MK: In den letzten Jahren war es in Deutschland relativ ruhig um Sie. In wie weit hat Sie der Erfolg der Romane "Die Anstalt und "Der Patient" überrascht?
JK: Natürlich habe ich mich sehr darüber gefreut. Es ist immer mein Eindruck gewesen, dass die deutschen Leser subtile Dramen bevorzugen. Ich hoffe, dass ich dies zumindest in kleinem Maße liefern kann.
MK: Ihr Roman "Im Sumpf des Verbrechens" wurde erfolgreich mit Sean Connery verfilmt. Was empfanden Sie, als Sie Ihr Werk auf der Leinwand sahen?

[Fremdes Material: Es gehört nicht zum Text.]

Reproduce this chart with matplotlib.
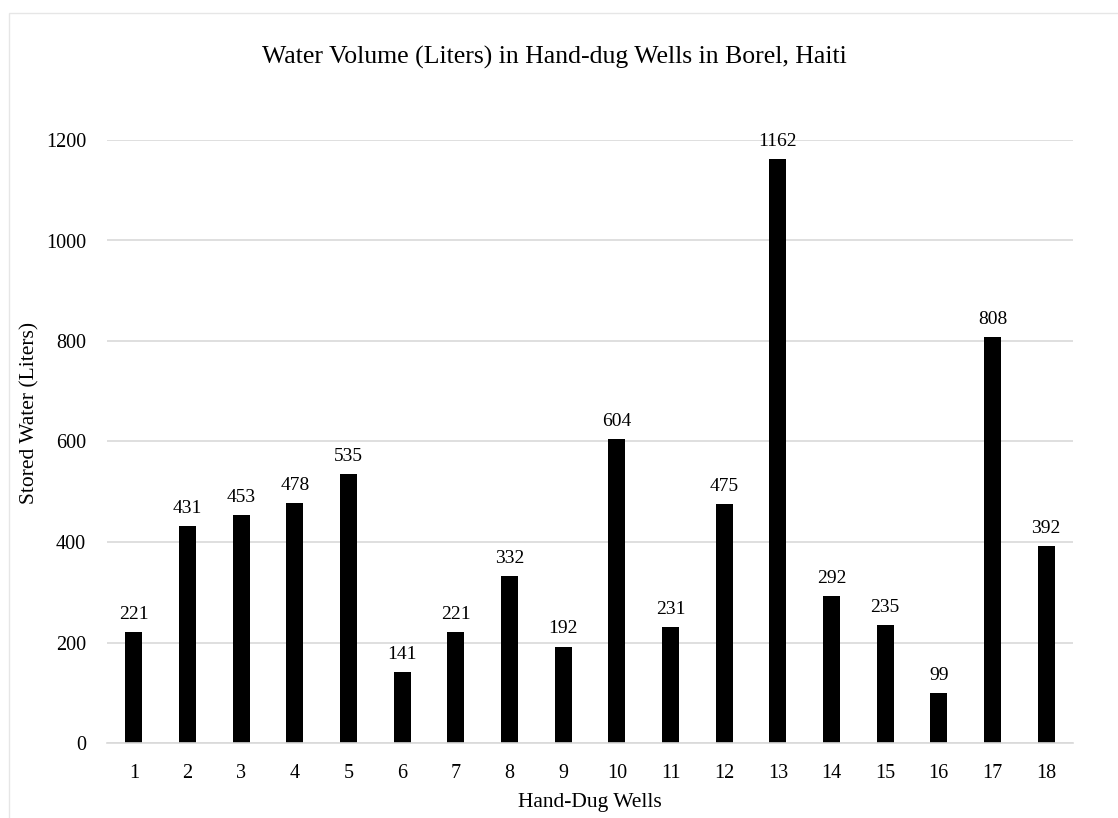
import matplotlib.pyplot as plt
from matplotlib.patches import Rectangle

plt.rcParams['font.family'] = ['Liberation Serif', 'DejaVu Serif']

wells = [str(i) for i in range(1, 19)]
volumes = [221, 431, 453, 478, 535, 141, 221, 332, 192, 604,
           231, 475, 1162, 292, 235, 99, 808, 392]

fig = plt.figure(figsize=(11.18, 8.18), dpi=100)
# light frame around the chart area
fig.patches.append(Rectangle((9 / 1118, -0.1), 1.2, 1.1 - 13 / 818,
                             transform=fig.transFigure, fill=False,
                             edgecolor='#e6e6e6', linewidth=1.0))

ax = fig.add_axes([107 / 1118, 1 - 743 / 818, (1073 - 107) / 1118, (743 - 140) / 818])
x = range(len(wells))
bars = ax.bar(x, volumes, width=0.32, color='black')

for b, v in zip(bars, volumes):
    ax.text(b.get_x() + b.get_width() / 2, v + 18, str(v),
            ha='center', va='bottom', fontsize=14)

ax.set_xlim(-0.5, len(wells) - 0.5)
ax.set_ylim(0, 1200)
ax.set_yticks(range(0, 1201, 200))
ax.set_xticks(list(x))
ax.set_xticklabels(wells)
ax.tick_params(axis='both', length=0, labelsize=14.5)
ax.tick_params(axis='x', pad=15)
ax.tick_params(axis='y', pad=15)
ax.yaxis.grid(True, color='#d9d9d9', linewidth=1.2)
ax.set_axisbelow(True)
for s in ['top', 'right', 'left']:
    ax.spines[s].set_visible(False)
ax.spines['bottom'].set_color('#d9d9d9')
ax.spines['bottom'].set_linewidth(1.2)

fig.text(554 / 1118, 0.930, 'Water Volume (Liters) in Hand-dug Wells in Borel, Haiti',
         ha='center', va='center', fontsize=18.5)
fig.text(590 / 1118, 1 - 803 / 818, 'Hand-Dug Wells', ha='center', va='center', fontsize=15.5)
fig.text(30 / 1118, 1 - 413 / 818, 'Stored Water (Liters)', ha='center', va='center',
         rotation=90, fontsize=15.5)

fig.savefig('out.png', dpi=100)
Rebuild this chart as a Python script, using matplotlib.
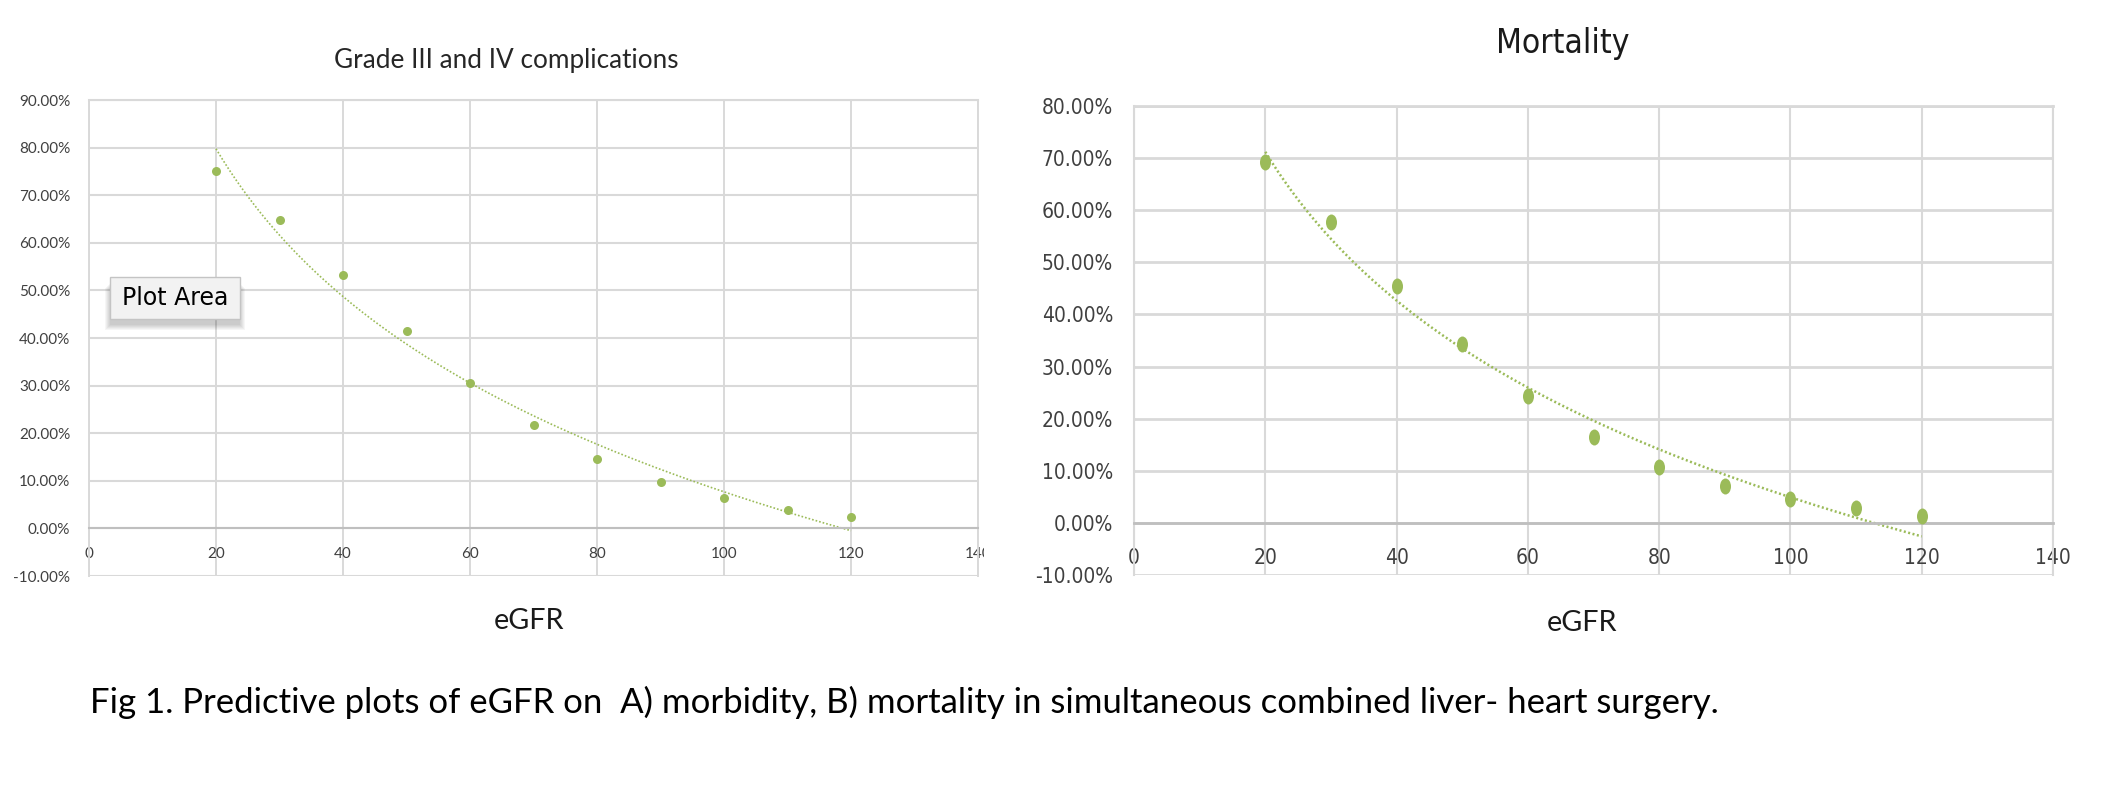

JK: Die Verfilmung eines eigenen Romans ist immer ein zweischneidiges Schwert. Natürlich ist man Stolz, aber leider kann der Film nicht immer die Atmosphäre wiedergeben. Und dies kann schon sehr enttäuschend sein. Ich bin aber optimistisch, dass dies bei einer Verfilmung von "Der Patient" gelingt. Zumindest deuten die Planungen auf eine Verfilmung hin.
MK: Wo stammt Ihr ungewöhnlicher Nachname Katzenbach her?
JK: Meine Familie stammt ursprünglich aus Deutschland. Katzenbach ist eine kleine Stadt im Norden. Jedoch wanderte meine Familie schon vor dem Bürgerkrieg in die USA aus.
MK: Letzte Frage, wie teilen Sie sich beim Schreiben Ihren Tag ein?
JK: Zunächst ist das Leben eines Schriftstellers bei weitem nicht so aufregend, wie die Leute glauben, da die meiste Aufregung in der Phantasie des Autors stattfindet. Ich stehe morgens auf, füttere die Hunde und lese die Zeitung. Bis zum Mittagessen arbeite ich dann an meinem Roman. Anschließend laufe ich 5 oder 6 Meilen oder gehe ins Fitness-Center, bevor ich mich an die Überarbeitung des Textes mache.